On the question of good examples of registers, we must look at specific aspects of beneficial ownership registers in different countries. For instance, Denmark ensures a register with good access to information but not good coverage. Austria has very good verification of data, but poor access for the public.
Finally, looking ahead, we could work on advocating for the aspects we consider more important in a good beneficial ownership register, and set minimum standards for these registers.
Tools and strategies to overcome challenges of UNCAC’s review mechanism
Along with reflecting on beneficial ownership transparency, Danella Newman and Corinna Gilfillan, from the Vienna Hub team, took the opportunity of the regional meeting to provide updates on the Coalition’s most recent activities and present the challenges faced by the UNCAC review mechanism. These are, in particular, its low levels of transparency and inclusiveness. They also recalled the tools created by the UNCAC Coalition for organizations to get involved at the different stages of the review process, with examples from the European region.
1. UNCAC review status tracker
– a tracking tool which includes information about the UNCAC review status in each State Party to the UNCAC, links to available documents, Transparency Pledge signature status and compliance, information on parallel reports in the country, etc.
- In Europe, approximately 30 reviews are ongoing.
- Check your country’s review status and get involved!
2. Transparency Pledge
– a commitment by States to six principles of higher levels of transparency and civil society participation in the UNCAC review mechanism.
- There are 33 signatory States so far (22 of them in Europe), but not all are in compliance with their commitment.
- Check the UNCAC Review Status tracker to see if they are complying with it and hold them accountable. If your country has not signed the Pledge yet, but its 2nd cycle review is ongoing, then advocate for them to sign it and get involved in the review process.
3. Guide to Transparency and Participation in the UNCAC Implementation Review Mechanism
– a guide for both States and civil society highlighting best practice examples of transparency and civil society participation in the UNCAC IRM.
4. Access to Information campaign
– a campaign for more accountability and transparency in the UNCAC review mechanism, where CSOs around the world use the Coalition’s ATI template to request essential information and documents on both the 1st and 2nd UNCAC review cycles and track levels of transparency and compliance with ATI legislation globally.
- In Europe, CSOs from 14 countries have so far participated in the campaign with varying results (successful: Bulgaria, Czechia; partially successful: Albania, Armenia, Croatia, Finland, Georgia, North Macedonia, Spain; unsuccessful: France, Greece, Hungary, Malta, Montenegro).
5. Civil society parallel reports and follow-up activities
– the Coalition support CSOs from ODA-recipient countries in producing parallel reports on the implementation of Chapters II and V of the UNCAC to look at the implementation of the Convention’s provisions in practice.
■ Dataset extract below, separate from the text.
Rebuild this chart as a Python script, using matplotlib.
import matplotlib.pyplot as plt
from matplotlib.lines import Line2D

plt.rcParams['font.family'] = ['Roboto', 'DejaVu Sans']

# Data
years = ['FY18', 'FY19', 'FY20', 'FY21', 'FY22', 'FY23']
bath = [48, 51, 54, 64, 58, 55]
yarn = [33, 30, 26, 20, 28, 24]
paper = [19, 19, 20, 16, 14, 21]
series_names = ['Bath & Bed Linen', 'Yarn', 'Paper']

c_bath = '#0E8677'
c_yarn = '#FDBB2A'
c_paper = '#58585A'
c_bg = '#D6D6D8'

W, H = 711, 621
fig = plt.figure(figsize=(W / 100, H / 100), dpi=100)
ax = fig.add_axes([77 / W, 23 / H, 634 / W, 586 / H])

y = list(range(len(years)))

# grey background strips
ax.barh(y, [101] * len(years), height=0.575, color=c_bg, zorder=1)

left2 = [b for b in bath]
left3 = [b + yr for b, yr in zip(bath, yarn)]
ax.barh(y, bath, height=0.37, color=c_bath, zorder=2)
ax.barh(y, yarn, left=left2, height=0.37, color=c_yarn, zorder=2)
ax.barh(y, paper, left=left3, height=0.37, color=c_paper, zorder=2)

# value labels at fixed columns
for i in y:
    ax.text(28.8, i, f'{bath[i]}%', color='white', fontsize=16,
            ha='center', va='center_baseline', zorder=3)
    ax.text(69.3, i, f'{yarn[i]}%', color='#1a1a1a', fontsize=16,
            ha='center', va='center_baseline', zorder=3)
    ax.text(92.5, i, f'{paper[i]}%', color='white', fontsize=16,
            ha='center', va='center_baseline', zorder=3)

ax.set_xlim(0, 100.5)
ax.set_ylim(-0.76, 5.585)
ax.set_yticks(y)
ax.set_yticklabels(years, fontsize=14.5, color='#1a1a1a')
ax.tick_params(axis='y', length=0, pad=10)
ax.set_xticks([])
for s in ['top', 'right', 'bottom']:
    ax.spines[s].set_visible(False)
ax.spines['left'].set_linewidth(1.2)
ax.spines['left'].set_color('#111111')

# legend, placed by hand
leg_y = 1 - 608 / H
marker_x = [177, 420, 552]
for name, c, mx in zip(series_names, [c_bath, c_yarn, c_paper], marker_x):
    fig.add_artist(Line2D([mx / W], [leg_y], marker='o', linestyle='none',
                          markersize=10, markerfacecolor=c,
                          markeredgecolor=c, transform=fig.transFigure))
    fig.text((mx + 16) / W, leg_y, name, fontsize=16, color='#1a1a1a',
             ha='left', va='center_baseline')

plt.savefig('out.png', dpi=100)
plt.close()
- In Europe, there are parallel reports from CSOs from the following countries: Armenia (published), Georgia, Albania, Montenegro, Bosnia & Herzegovina, Serbia and Ukraine (paused).
- The call for applications for support to write a parallel report is currently closed but will likely reopen soon.
Additionally, the UNCAC Coalition is carrying out comparative research to look at the good practices and lessons learned from other anti-corruption monitoring mechanisms that could inform our efforts to strengthen the UNCAC’s Implementation Review Mechanism (IRM).